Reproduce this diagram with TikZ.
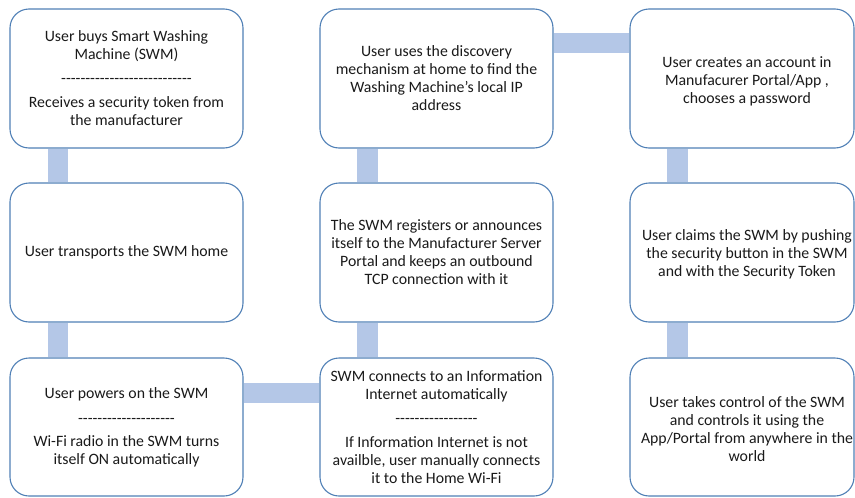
=-=-=-=-=
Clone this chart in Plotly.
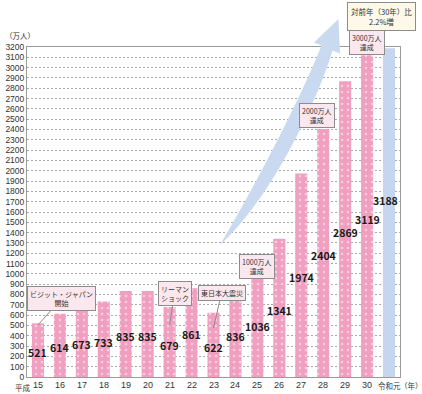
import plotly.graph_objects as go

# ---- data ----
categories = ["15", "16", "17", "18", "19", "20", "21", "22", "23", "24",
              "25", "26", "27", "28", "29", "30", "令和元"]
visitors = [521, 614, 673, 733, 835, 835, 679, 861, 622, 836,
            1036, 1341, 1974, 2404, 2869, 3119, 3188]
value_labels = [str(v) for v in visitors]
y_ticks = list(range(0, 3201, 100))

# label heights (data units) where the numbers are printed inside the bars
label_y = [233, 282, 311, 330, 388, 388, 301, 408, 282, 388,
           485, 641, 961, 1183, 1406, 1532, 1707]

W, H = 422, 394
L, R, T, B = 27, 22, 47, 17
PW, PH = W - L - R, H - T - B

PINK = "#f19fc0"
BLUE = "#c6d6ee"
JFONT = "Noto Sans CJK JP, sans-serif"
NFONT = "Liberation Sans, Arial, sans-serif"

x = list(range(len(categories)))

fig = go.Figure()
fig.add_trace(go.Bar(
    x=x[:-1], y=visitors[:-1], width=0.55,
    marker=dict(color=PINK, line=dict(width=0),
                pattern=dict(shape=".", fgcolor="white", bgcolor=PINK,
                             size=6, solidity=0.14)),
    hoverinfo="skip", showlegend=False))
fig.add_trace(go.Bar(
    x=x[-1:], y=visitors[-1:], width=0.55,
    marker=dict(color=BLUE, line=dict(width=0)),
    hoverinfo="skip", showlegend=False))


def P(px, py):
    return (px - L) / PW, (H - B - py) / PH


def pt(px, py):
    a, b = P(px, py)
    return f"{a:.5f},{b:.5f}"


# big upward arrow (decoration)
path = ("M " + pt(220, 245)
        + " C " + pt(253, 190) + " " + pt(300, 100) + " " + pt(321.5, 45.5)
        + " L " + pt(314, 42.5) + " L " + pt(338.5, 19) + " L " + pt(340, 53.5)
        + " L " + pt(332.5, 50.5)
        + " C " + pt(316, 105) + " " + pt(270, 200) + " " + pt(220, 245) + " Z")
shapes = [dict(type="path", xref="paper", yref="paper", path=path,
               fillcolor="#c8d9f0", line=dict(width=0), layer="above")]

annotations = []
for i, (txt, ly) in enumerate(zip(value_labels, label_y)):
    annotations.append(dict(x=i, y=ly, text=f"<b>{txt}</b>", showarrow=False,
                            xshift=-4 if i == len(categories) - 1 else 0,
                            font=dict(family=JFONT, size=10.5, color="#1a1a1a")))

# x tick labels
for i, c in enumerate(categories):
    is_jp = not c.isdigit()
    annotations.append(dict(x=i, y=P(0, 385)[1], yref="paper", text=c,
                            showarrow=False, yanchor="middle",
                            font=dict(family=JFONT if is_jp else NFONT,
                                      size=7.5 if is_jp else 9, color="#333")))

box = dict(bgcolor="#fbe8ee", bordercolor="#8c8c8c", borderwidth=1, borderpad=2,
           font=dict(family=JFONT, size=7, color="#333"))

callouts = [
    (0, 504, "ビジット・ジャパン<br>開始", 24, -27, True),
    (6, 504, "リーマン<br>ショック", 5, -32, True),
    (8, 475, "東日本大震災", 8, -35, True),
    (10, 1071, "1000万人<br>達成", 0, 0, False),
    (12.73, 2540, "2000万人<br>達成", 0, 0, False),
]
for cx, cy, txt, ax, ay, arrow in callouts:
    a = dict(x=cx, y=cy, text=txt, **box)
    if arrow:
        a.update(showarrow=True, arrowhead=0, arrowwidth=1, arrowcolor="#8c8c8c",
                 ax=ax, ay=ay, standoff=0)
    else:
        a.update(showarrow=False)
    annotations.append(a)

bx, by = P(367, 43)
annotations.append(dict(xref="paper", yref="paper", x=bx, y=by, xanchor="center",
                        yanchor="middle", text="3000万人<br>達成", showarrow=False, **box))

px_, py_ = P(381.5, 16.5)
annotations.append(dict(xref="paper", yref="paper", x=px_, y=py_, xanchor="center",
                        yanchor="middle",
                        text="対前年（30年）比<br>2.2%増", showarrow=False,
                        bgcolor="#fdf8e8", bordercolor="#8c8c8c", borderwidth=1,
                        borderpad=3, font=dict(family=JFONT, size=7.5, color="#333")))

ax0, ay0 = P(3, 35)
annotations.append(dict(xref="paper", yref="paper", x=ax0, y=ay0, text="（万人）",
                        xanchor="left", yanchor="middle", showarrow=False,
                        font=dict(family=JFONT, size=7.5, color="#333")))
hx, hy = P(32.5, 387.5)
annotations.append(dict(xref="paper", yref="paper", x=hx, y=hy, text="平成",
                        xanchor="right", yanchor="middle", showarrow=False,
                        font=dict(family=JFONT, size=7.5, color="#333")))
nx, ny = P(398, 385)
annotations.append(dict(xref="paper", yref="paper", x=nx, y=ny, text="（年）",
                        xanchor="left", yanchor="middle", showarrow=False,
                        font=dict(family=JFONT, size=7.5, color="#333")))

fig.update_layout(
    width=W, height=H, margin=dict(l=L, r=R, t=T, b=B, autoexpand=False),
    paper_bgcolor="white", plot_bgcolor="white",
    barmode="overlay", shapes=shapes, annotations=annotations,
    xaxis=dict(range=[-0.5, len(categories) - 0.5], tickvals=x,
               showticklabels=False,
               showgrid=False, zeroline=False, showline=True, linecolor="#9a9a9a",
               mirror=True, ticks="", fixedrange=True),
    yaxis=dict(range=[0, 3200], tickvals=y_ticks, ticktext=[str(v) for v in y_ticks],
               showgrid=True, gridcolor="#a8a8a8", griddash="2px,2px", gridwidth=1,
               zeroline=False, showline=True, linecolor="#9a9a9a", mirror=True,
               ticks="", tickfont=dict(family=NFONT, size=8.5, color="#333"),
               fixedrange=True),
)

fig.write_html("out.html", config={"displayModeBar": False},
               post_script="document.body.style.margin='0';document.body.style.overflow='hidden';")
=-=-=-=-=
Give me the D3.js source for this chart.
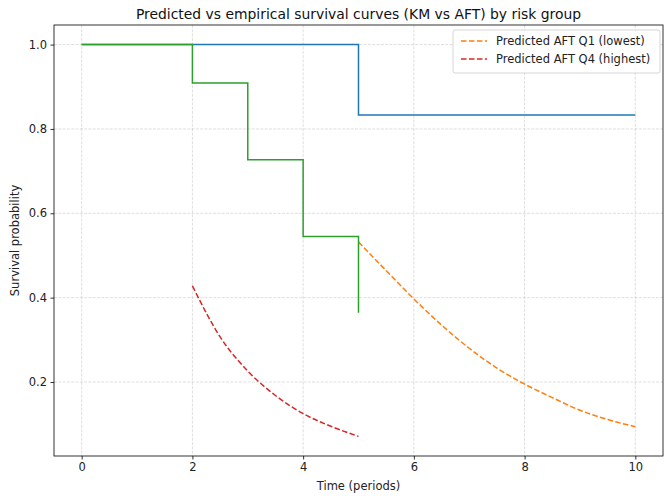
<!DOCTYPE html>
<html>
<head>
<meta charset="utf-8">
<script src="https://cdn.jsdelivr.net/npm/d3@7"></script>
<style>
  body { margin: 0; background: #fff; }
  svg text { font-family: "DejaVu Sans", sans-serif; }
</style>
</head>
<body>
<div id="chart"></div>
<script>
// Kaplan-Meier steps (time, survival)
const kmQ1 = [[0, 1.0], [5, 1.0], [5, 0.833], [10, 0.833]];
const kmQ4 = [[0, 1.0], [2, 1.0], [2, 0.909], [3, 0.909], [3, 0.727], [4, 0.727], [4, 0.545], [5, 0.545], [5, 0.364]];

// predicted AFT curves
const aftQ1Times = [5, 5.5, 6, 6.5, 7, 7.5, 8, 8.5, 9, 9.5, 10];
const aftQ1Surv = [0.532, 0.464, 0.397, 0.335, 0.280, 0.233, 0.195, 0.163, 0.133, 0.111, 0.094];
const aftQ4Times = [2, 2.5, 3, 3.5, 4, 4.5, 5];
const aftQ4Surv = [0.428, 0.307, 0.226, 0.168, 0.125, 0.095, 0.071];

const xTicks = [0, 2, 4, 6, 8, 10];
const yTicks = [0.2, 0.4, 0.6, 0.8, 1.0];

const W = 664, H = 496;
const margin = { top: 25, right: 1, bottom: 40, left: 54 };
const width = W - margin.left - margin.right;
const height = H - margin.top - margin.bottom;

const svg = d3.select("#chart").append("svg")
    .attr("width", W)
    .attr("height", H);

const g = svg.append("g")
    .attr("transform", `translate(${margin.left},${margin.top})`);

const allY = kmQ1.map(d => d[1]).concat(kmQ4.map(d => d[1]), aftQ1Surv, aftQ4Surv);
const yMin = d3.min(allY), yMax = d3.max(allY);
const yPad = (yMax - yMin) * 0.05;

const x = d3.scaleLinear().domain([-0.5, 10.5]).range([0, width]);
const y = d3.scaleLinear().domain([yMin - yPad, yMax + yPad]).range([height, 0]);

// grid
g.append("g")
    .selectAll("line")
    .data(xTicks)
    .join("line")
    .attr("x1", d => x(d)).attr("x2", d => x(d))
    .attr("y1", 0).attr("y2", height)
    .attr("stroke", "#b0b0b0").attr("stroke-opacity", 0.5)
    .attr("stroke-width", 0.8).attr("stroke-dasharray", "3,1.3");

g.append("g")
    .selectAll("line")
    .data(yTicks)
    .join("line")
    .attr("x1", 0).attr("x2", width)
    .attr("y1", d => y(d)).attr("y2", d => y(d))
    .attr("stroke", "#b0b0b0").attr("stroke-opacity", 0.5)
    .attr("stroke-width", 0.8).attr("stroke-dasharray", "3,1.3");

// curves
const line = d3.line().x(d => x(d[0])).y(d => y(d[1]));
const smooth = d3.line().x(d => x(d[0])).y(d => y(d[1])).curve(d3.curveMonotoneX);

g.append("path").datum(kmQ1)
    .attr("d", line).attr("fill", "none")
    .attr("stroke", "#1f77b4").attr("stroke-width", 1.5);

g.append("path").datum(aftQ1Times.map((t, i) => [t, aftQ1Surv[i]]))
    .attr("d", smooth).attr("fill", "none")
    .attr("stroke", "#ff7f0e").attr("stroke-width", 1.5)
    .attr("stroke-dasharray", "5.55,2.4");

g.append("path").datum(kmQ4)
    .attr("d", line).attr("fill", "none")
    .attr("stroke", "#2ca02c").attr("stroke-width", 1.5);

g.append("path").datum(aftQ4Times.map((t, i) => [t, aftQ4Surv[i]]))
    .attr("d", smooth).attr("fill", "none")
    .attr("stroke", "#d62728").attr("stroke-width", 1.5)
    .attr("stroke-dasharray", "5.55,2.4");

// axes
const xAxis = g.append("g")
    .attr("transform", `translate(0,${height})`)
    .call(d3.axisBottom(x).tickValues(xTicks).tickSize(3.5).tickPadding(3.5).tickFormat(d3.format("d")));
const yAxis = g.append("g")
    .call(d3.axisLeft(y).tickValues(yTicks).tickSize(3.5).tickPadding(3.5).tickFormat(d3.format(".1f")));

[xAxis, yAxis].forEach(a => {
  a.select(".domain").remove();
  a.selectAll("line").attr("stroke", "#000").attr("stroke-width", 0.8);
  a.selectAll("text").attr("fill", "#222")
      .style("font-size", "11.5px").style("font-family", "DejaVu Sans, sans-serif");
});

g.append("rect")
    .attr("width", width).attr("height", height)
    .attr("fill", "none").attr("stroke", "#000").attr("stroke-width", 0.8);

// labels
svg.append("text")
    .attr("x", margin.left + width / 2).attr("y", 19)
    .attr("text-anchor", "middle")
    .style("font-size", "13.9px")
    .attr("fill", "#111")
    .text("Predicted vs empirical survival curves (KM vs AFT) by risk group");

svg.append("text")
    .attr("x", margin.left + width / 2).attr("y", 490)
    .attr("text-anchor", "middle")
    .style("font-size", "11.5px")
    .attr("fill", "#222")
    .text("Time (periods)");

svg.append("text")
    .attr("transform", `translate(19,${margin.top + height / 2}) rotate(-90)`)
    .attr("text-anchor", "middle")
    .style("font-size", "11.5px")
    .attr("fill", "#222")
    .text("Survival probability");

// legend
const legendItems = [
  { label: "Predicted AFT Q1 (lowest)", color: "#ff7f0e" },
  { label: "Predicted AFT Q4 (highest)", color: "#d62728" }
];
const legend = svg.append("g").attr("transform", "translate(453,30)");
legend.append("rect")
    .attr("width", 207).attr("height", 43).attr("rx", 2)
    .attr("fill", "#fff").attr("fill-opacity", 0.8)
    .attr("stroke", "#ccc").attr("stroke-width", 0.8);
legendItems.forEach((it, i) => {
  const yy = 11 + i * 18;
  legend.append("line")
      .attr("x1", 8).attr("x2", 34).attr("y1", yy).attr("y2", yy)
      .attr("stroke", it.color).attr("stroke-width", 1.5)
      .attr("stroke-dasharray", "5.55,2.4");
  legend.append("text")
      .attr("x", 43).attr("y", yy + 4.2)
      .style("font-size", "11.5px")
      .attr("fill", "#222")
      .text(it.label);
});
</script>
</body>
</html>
=-=-=-=-=
## Task prompt
Lines that include the word "chart" are to be extracted from the data above.

## Reply to the task
Clone this chart in Plotly.
Give me the D3.js source for this chart.
<div id="chart"></div>
const svg = d3.select("#chart").append("svg")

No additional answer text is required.